Петр Никитич сидел в кабине «газона», разогревал мотор, тот хрюкал заспанно и обиженно оттого, что заставили проснуться в эту бешеную стужу, кашлял, плевался вонючими, противно-сизыми клубками дыма, в общем, вел себя кое-как.

— Чего, Петр Никитич, капризничает бандура? Может, ее пора на списание отправить?

Петр Никитич промолчал.

— А то мы живо — чик-чик-чик-чик, — погрузился Генка в облако пара и, невидимый шоферу, попилил себя ладонью по горлу. Зная, что на ночь машины здесь оставляют с включенными моторами, Генка спросил: — Чего ж ты мотор вырубил, а? Не надо было на ночь выключать…

Петр Никитич опять промолчал. Такова была его натура, жизненный принцип: слово — золото, а золото; надо за семью замками держать, не давать ему хода.

— Ну, будь, — сказал Генка-моряк, — будь готов к работе. — Двинулся в офицерский балок.

А в балке Любка Витюкова сидит и с Аликом разговаривает.
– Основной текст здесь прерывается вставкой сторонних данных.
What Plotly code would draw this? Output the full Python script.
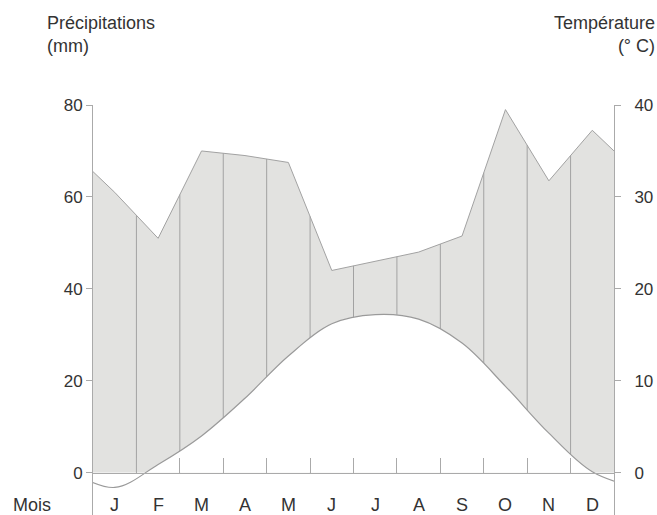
import numpy as np
import plotly.graph_objects as go

# Monthly climate normals
mois = ["J", "F", "M", "A", "M", "J", "J", "A", "S", "O", "N", "D"]
precipitations = [61, 51, 70, 69, 67.5, 44, 46, 48, 51.5, 79, 63.5, 74.5]   # mm
temperatures = [-1.6, 0.9, 4.0, 8.1, 12.7, 16.2, 17.2, 16.7, 14.1, 9.4, 4.3, 0.1]  # °C
# Precipitation curve values at the start (1 Jan) and end (31 Dec) of the year
precip_bords = [65.5, 70]

p_ticks = [0, 20, 40, 60, 80]
t_ticks = [0, 10, 20, 30, 40]

# Axis ranges: P = 2T so both scales share the same zero
P_RANGE = [-9.2, 80]
T_RANGE = [P_RANGE[0] / 2, P_RANGE[1] / 2]

FILL = "#e2e2e0"
LINE = "#a2a2a2"
TLINE = "#9a9a9a"
AXIS = "#aaaaaa"
TEXT = "#333333"
FONT = "Liberation Sans, Arial, sans-serif"

W, H = 657, 515
ML, MR, MT, MB = 93, 43, 105, 0
PW, PH = W - ML - MR, H - MT - MB

n = len(mois)
x_mid = np.arange(1, n + 1)

# Precipitation: monthly values at mid-month, closed by the year-edge values
xp = np.concatenate(([0.5], x_mid, [n + 0.5]))
pp = [precip_bords[0]] + precipitations + [precip_bords[1]]

# Temperature is cyclic: December before January, January after December
xt = np.concatenate(([0], x_mid, [n + 1]))
tt = [temperatures[-1]] + temperatures + [temperatures[0]]

# Month separators inside the shaded area
bounds = np.arange(1.5, n, 1.0)
p_bounds = np.interp(bounds, xp, pp)
sep_x, sep_y = [], []
for b, pb in zip(bounds, p_bounds):
    sep_x += [b, b, None]
    sep_y += [0, pb, None]

fig = go.Figure()

# Precipitation area down to zero
fig.add_trace(go.Scatter(
    x=xp, y=pp, mode="lines", line=dict(color=LINE, width=1),
    fill="tozeroy", fillcolor=FILL, hoverinfo="skip", showlegend=False))

# Vertical month separators
fig.add_trace(go.Scatter(
    x=sep_x, y=sep_y, mode="lines", line=dict(color=LINE, width=1),
    hoverinfo="skip", showlegend=False))

# Temperature curve; the area beneath it is left blank
fig.add_trace(go.Scatter(
    x=xt, y=tt, yaxis="y2", mode="lines",
    line=dict(color=TLINE, width=1.2, shape="spline"),
    fill="tozeroy", fillcolor="white", hoverinfo="skip", showlegend=False))

zero_pos = -P_RANGE[0] / (P_RANGE[1] - P_RANGE[0])

fig.update_layout(
    width=W, height=H,
    margin=dict(l=ML, r=MR, t=MT, b=MB),
    paper_bgcolor="white", plot_bgcolor="white",
    font=dict(family=FONT, color=TEXT, size=17),
    xaxis=dict(
        range=[0.5, n + 0.5], anchor="free", position=zero_pos,
        showline=True, linecolor=AXIS, linewidth=1,
        tickvals=list(np.arange(0.5, n + 1, 1.0)), ticks="inside",
        ticklen=15, tickcolor=AXIS, showticklabels=False,
        showgrid=False, zeroline=False),
    yaxis=dict(
        range=P_RANGE, tickvals=p_ticks, ticks="outside", ticklen=6,
        tickcolor=AXIS, showline=True, linecolor=AXIS, linewidth=1,
        showgrid=False, zeroline=False, tickfont=dict(size=17)),
    yaxis2=dict(
        range=T_RANGE, tickvals=t_ticks, overlaying="y", side="right",
        ticks="outside", ticklen=6, tickcolor=AXIS, showline=True,
        linecolor=AXIS, linewidth=1, showgrid=False, zeroline=False,
        tickfont=dict(size=17), ticklabelstandoff=10),
)

def px_x(px):
    return (px - ML) / PW

def px_y(py):
    return (H - MB - py) / PH

annotations = [
    dict(text="Précipitations<br>(mm)", xref="paper", yref="paper",
         x=px_x(45), y=px_y(11), xanchor="left", yanchor="top", align="left",
         showarrow=False, font=dict(size=18)),
    dict(text="Température<br>(° C)", xref="paper", yref="paper",
         x=px_x(657), y=px_y(11), xanchor="right", yanchor="top", align="right",
         showarrow=False, font=dict(size=18)),
    dict(text="Mois", xref="paper", yref="y", x=px_x(11), y=-7,
         xanchor="left", yanchor="middle", showarrow=False, font=dict(size=18)),
]
for i, m in enumerate(mois):
    annotations.append(dict(text=m, xref="x", yref="y", x=x_mid[i], y=-7,
                            xanchor="center", yanchor="middle", showarrow=False,
                            font=dict(size=18)))
fig.update_layout(annotations=annotations)

fig.write_html("out.html")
У Генки сердце оборвало корешок, которым оно было скреплено с прочими жизненными органами и, совершив стремительный короткий полет, упало в ноги (недаром же говорят: «Сердце в пятки ушло»), и Генка-моряк вмиг забыл про Ростовцева, которого он вчера положил на лопатки, когда боролись на руках, и который был сегодня сух с ним, как твердая копченая колбаса, — Любкино лицо излучало чистоту, свежесть, все самое доброе, что только существовало на земле. И Генке стало стыдно — как он смог подумать о ней такое, как он смел уличать ее?